Tuesday, April 17, 2012

The Art of Writing No. 16
Let me pursue this question of character complexity. What I said in the last blog was that those that people our pages, to be life-like, have to have shades of dark and light. There is a unique moral colour chart for everyone and it includes sin and evil. What is revealed it is a consequence of circumstance. So, even if you create a totally virtuous being as a character, he or she will only be believable against a backdrop of the mixed morality of those around him or her and similarly with a character who is wholly evil. Such completely exceptional natures must become a central focus to a novel or not be there at all. You just can’t sell a novel with a cast list where everyone is a monochrome figure. That is usually the stuff of comics, propaganda or puppetry. So think seriously about how you might explore right and wrong through the messy profiles that people actually have in life rather than by a crude simplification of character. To be enriched by the experience of a novel means that the reader leaves it believing they have had an experience which makes life more comprehensible and even a touch more manageable. A book is a vicarious and unique experience for each reader.

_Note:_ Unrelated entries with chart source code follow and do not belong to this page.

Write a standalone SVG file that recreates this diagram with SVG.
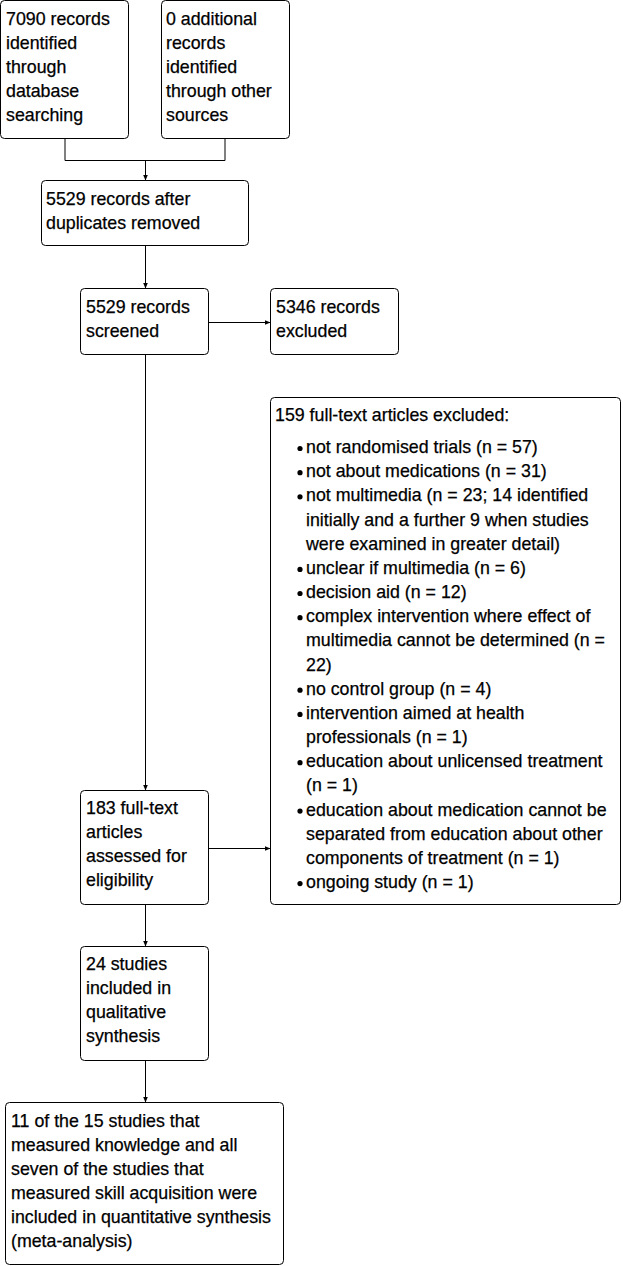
<svg xmlns="http://www.w3.org/2000/svg" width="623" height="1266" viewBox="0 0 623 1266">
<defs>
<style>
.box{fill:#fff;stroke:#000;stroke-width:1}
.t{font-family:"Liberation Sans",Arial,sans-serif;font-size:17.8px;fill:#000;stroke:#000;stroke-width:0.25}
.c{fill:none;stroke:#000;stroke-width:1}
</style>
<marker id="ah" markerUnits="userSpaceOnUse" markerWidth="6" markerHeight="6" refX="6" refY="3" orient="auto">
<path d="M0,0.5 L6,3 L0,5.5 z" fill="#000"/>
</marker>
</defs>
<rect width="623" height="1266" fill="#fff"/>
<g id="connectors">
<path class="c" d="M65,139 V160.5 H225 V139"/>
<path class="c" d="M145.5,160.5 V180.5" marker-end="url(#ah)"/>
<path class="c" d="M145.5,246 V288.5" marker-end="url(#ah)"/>
<path class="c" d="M209,322.5 H270.5" marker-end="url(#ah)"/>
<path class="c" d="M145.5,355 V790.5" marker-end="url(#ah)"/>
<path class="c" d="M209,848.5 H270.5" marker-end="url(#ah)"/>
<path class="c" d="M145.5,905 V946.5" marker-end="url(#ah)"/>
<path class="c" d="M145.5,1061 V1102.5" marker-end="url(#ah)"/>
</g>
<g id="n1">
<rect class="box" x="0.5" y="0.5" width="128" height="138" rx="4"/>
<text class="t" x="6" y="25">7090 records</text>
<text class="t" x="6" y="49">identified</text>
<text class="t" x="6" y="73">through</text>
<text class="t" x="6" y="97">database</text>
<text class="t" x="6" y="121">searching</text>
</g>
<g id="n2">
<rect class="box" x="161.5" y="0.5" width="128" height="138" rx="4"/>
<text class="t" x="166" y="25">0 additional</text>
<text class="t" x="166" y="49">records</text>
<text class="t" x="166" y="73">identified</text>
<text class="t" x="166" y="97">through other</text>
<text class="t" x="166" y="121">sources</text>
</g>
<g id="n3">
<rect class="box" x="41.5" y="180.5" width="207" height="65" rx="4"/>
<text class="t" x="46" y="205">5529 records after</text>
<text class="t" x="46" y="229">duplicates removed</text>
</g>
<g id="n4">
<rect class="box" x="80.5" y="288.5" width="128" height="66" rx="4"/>
<text class="t" x="86" y="313">5529 records</text>
<text class="t" x="86" y="337">screened</text>
</g>
<g id="n5">
<rect class="box" x="270.5" y="288.5" width="128" height="66" rx="4"/>
<text class="t" x="276" y="313">5346 records</text>
<text class="t" x="276" y="337">excluded</text>
</g>
<g id="n6">
<rect class="box" x="270.5" y="397.5" width="350" height="507" rx="4"/>
<text class="t" x="275" y="421">159 full-text articles excluded:</text>
<g fill="#000">
<circle cx="300" cy="448.5" r="2.6"/>
<circle cx="300" cy="472.7" r="2.6"/>
<circle cx="300" cy="496.8" r="2.6"/>
<circle cx="300" cy="569.4" r="2.6"/>
<circle cx="300" cy="593.5" r="2.6"/>
<circle cx="300" cy="617.7" r="2.6"/>
<circle cx="300" cy="690.2" r="2.6"/>
<circle cx="300" cy="714.4" r="2.6"/>
<circle cx="300" cy="762.7" r="2.6"/>
<circle cx="300" cy="811.1" r="2.6"/>
<circle cx="300" cy="883.6" r="2.6"/>
</g>
<text class="t" x="306" y="453">not randomised trials (n = 57)</text>
<text class="t" x="306" y="477.2">not about medications (n = 31)</text>
<text class="t" x="306" y="501.3">not multimedia (n = 23; 14 identified</text>
<text class="t" x="306" y="525.5">initially and a further 9 when studies</text>
<text class="t" x="306" y="549.7">were examined in greater detail)</text>
<text class="t" x="306" y="573.9">unclear if multimedia (n = 6)</text>
<text class="t" x="306" y="598">decision aid (n = 12)</text>
<text class="t" x="306" y="622.2">complex intervention where effect of</text>
<text class="t" x="306" y="646.4">multimedia cannot be determined (n =</text>
<text class="t" x="306" y="670.5">22)</text>
<text class="t" x="306" y="694.7">no control group (n = 4)</text>
<text class="t" x="306" y="718.9">intervention aimed at health</text>
<text class="t" x="306" y="743">professionals (n = 1)</text>
<text class="t" x="306" y="767.2">education about unlicensed treatment</text>
<text class="t" x="306" y="791.4">(n = 1)</text>
<text class="t" x="306" y="815.6">education about medication cannot be</text>
<text class="t" x="306" y="839.7">separated from education about other</text>
<text class="t" x="306" y="863.9">components of treatment (n = 1)</text>
<text class="t" x="306" y="888.1">ongoing study (n = 1)</text>
</g>
<g id="n7">
<rect class="box" x="80.5" y="790.5" width="128" height="114" rx="4"/>
<text class="t" x="86" y="814">183 full-text</text>
<text class="t" x="86" y="838">articles</text>
<text class="t" x="86" y="862">assessed for</text>
<text class="t" x="86" y="886">eligibility</text>
</g>
<g id="n8">
<rect class="box" x="80.5" y="946.5" width="128" height="114" rx="4"/>
<text class="t" x="86" y="970">24 studies</text>
<text class="t" x="86" y="994">included in</text>
<text class="t" x="86" y="1018">qualitative</text>
<text class="t" x="86" y="1042">synthesis</text>
</g>
<g id="n9">
<rect class="box" x="5.5" y="1102.5" width="278" height="162" rx="4"/>
<text class="t" x="11" y="1127">11 of the 15 studies that</text>
<text class="t" x="11" y="1151">measured knowledge and all</text>
<text class="t" x="11" y="1175">seven of the studies that</text>
<text class="t" x="11" y="1199">measured skill acquisition were</text>
<text class="t" x="11" y="1223">included in quantitative synthesis</text>
<text class="t" x="11" y="1247">(meta-analysis)</text>
</g>
</svg>
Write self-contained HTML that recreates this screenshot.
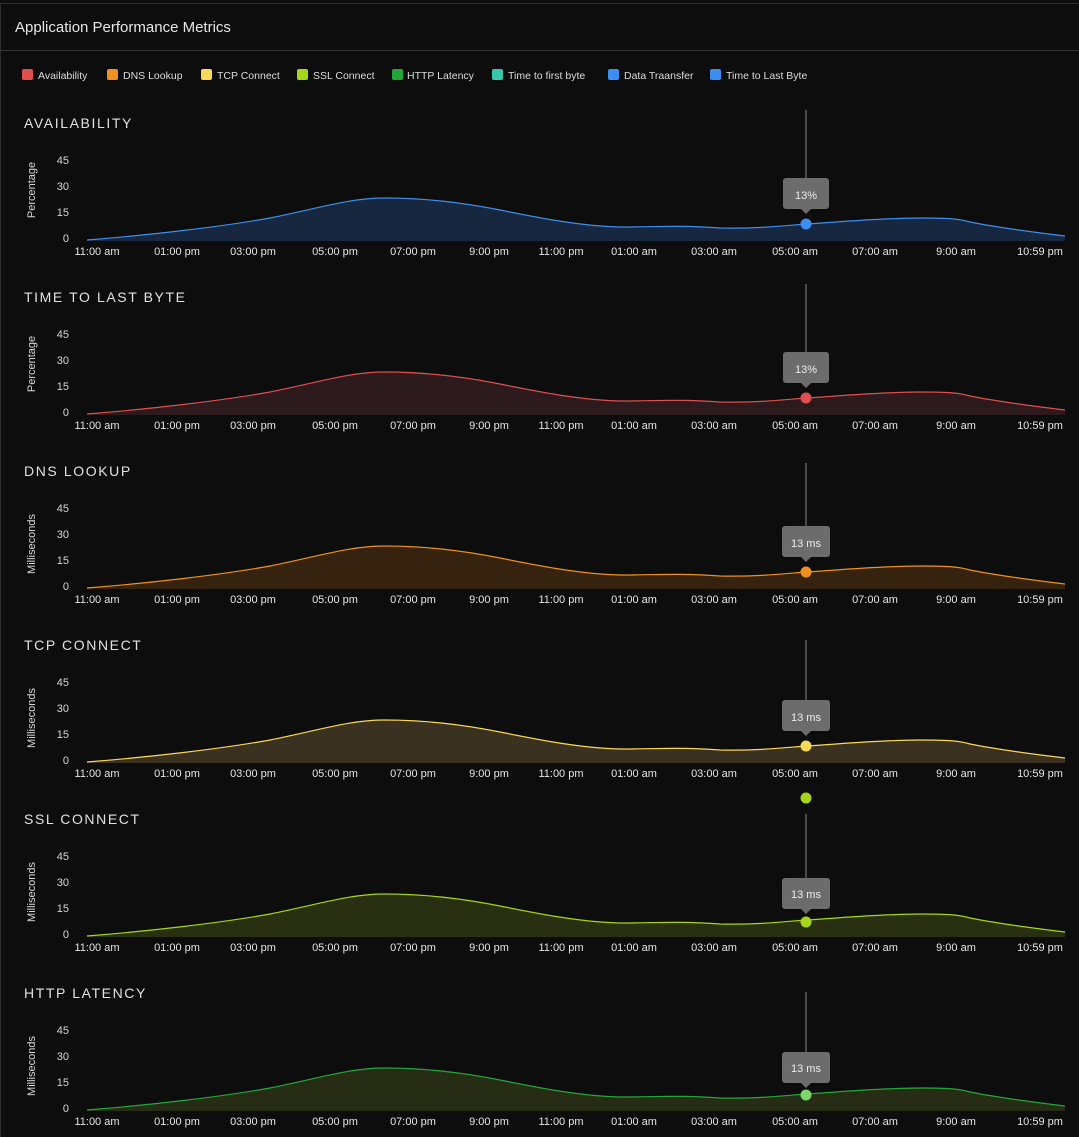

In Azimuth, one of my central characters kills frequently at first but over the course of the trilogy the regularity of death decreases as he gains a moral direction. Establishing this as main plot construct makes it attendant upon me to present him at first as a man in whom empathy for others is just a putative trait among many such as courage and honesty but one which grows through experience to dominate his profile. Each time he kills his internal conflict grows over his actions. To make this psychological tension vibrant, every death must be described uniquely, the nature of death itself explored and the impact on this character’s further experiences built in to the succeeding narrative. As readers we must not be able to predict when or, indeed, whether he will transcend his upbringing and gain enlightenment. Azimuth is a saga and has dozens of characters, from walk-on parts to those that affect the direction of the story line significantly. What I tried to do with each was provide enough ambiguity in the profile of each so that the maximum number of possible actions was open to every one of them. If you establish this as your modus operandi as an author, your plot becomes pregnant with continuous possibility. But if your characters are single trait ciphers, unpredictability  and tension will not haunt your pages.